AP Photo/Yaroslav Yemelianenko

dpa, Hamburg, Germany

UKRAINE — Forest fires in the radiation-contaminated Chernobyl exclusion zone have persisted for nearly three weeks, with strong winds complicating the situation on Wednesday.

“Currently wind speeds are reaching 21 kilometers per hour,” the state authority in charge of maintaining the predominantly uninhabited Chernobyl zone said in a statement.

More than 1,200 firefighters were working on Wednesday to contain several blazes in the area, the statement said, adding there was no risk to the structure encasing the devastated Chernobyl power plant.

“There is no threat to the shelter, radioactive waste storage and other critical objects in the exclusion zone,” it said.

The 1986 reactor meltdown and explosion at Chernobyl is considered the worst nuclear disaster in history.

Forest fires in the Chernobyl zone and elsewhere in Ukraine have been springing up amid relatively dry conditions in recent weeks after a winter that lacked sufficient snow cover.

Environmental experts have feared that such fires could stir up radioactive ash, potentially blowing contamination-laden smoke to Kiev, about 100 kilometers south of the Chernobyl power plant.

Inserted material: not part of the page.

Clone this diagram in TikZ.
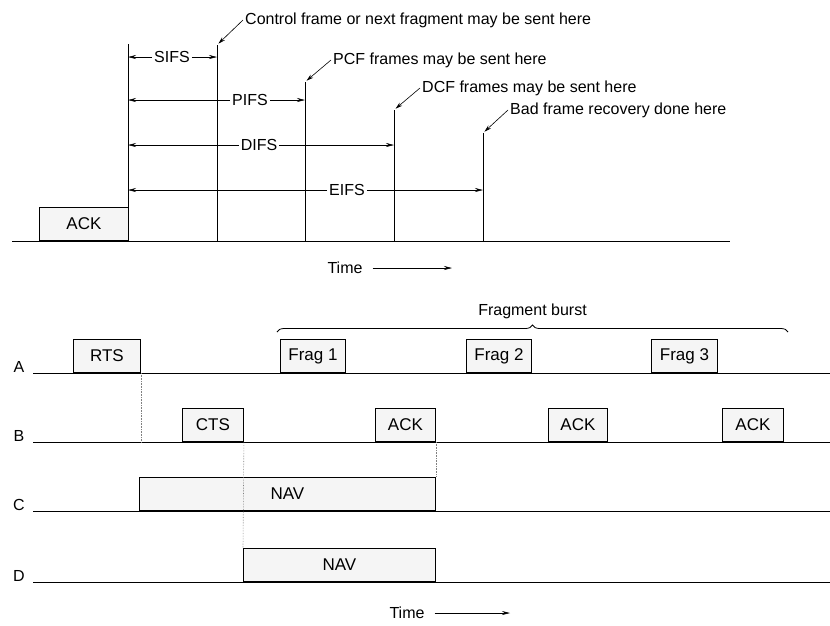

Federal authorities have attributed smokey air in Kiev in recent days to fires in the nearby Zhytomyr region, assuring that the radiation levels in Kiev are within an acceptable range.

“The radiation background in Kiev and the Kiev region is within normal limits and does not exceed natural background values,” the State Emergency Service said on Wednesday.

The service has repeatedly reiterated that assessment in recent days.

A senior environmental official, Egor Firsov, said amid the beginning of the fires earlier this month that radiation in the Chernobyl zone was detected at 16 times higher than normal background levels.